Non serve ribadirlo, l'hanno letto tutti.
Saluti
4 anni fa 
Ayahuasca [reply:RtEBAA]Wow, che eleganza
4 anni fa 
utente cancellato [reply:RNEBAA]Scusami tu ma ogni volta è un tema.. Non c'è la faccio a leggere tutto. Bye
4 anni fa 
utente cancellato [reply:Q9EBAA]Forse ti è sfuggito il virgolettato. Quello non è un mio pensiero diretto ma una citazione di chi della postproduzione ci campa e la insegna da anni e anni. Ti sei perso anche che studio e sviluppo immagini da 5 anni ma vabbè son dettagli.
4 anni fa 
Ayahuasca [reply:MtEBAA]@Ston3DPhoto , permettimi di dissentire su praticamente tutto quello che hai scritto.
la ricerca estrema della perfezione non ha nulla a che fare con il surrealismo di certe immagini, e non è sempre vero che una foto "perfetta" (se mai la foto perfetta esiste) sia per forza senz'anima. ho letto molto spesso qui sul forum di Fotocontest che perfezione tecnica equivale a mancanza d'anima o messaggio, mentre una foto imperfetta invece comunichi per forza qualcosa. per me l'uno non esclude l'altro, e sinceramente, certe imperfezioni, mi distraggono dal racconto.
certo, una ricerca maniacale della perfezione in ogni singolo dettaglio può far perdere di vista il messaggio (mi capita spesso, mea culpa) ma non è sempre e per forza vero, così come una foto con orizzonte storto o mossa comunichi sempre qualcosa.

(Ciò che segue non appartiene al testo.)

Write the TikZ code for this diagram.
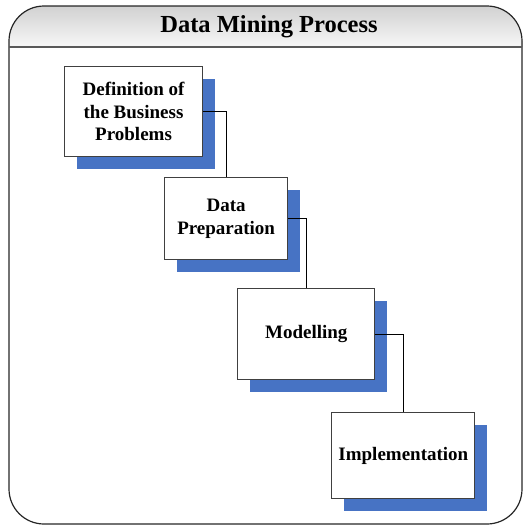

poi dici "ogni immagine "dovrebbe" risultare più naturale possibile, l'uso della post produzione non dovrebbe MAI superare il limite fra immagine e grafica, la post nasce per risolvere i problemi della fotografia e non per stravolgere completamente la fisionomia della stessa. ". scusa, ma chi l'ha stabilito? da quando è nata la fotografia sono nati gli effetti speciali. certo se sei un fotografo di reportage di guerra sarebbe scorretto stravolgere l'immagine, ma è un problema di etica, non di anima, o di messaggio, o di arte. sono in contatto con una delle più importanti pittrici contemporanee mondiali, e un grande fotografo di nudo italiano, e loro sinceramente se ne fregano altamente del come, del cosa è stato utilizzato. l'importante è il risultato, poco importa cosa sia stato usato per creare. queste problematiche sono per noi comuni mortali.
anch'io studio e pratico la post-produzione da tanti anni, e sono stata la prima a sollevare dubbi sulla foto si @Serpan .
Ma permettimi di dissentire ancora una volta, ci sono ritoccatori che sono, indiscutibilmente, artisti. ogni mestiere ha le sue sfumature. c'è il parrucchiere che ti taglia i capelli e fa la messa in piega, e poi c'è il parrucchiere che fa vere opere d'arte per il cinema o la fotografia, le sfilate o chennesò. in ogni campo c'è l'artigiano e l'artista (parole che tra l'altro derivano dalla stessa etimologia, da "arte"). Inoltre il talento, nel senso di predisposizione naturale a qualcosa, non esiste (e non sono io a dirlo). esiste solo il tanto tanto lavoro su un campo di predilezione.
quel che conta, in definitiva, è il messaggio, l'emozione. e più un'immagine è "raccontata" bene, più efficace sarà nel far arrivare il messaggio.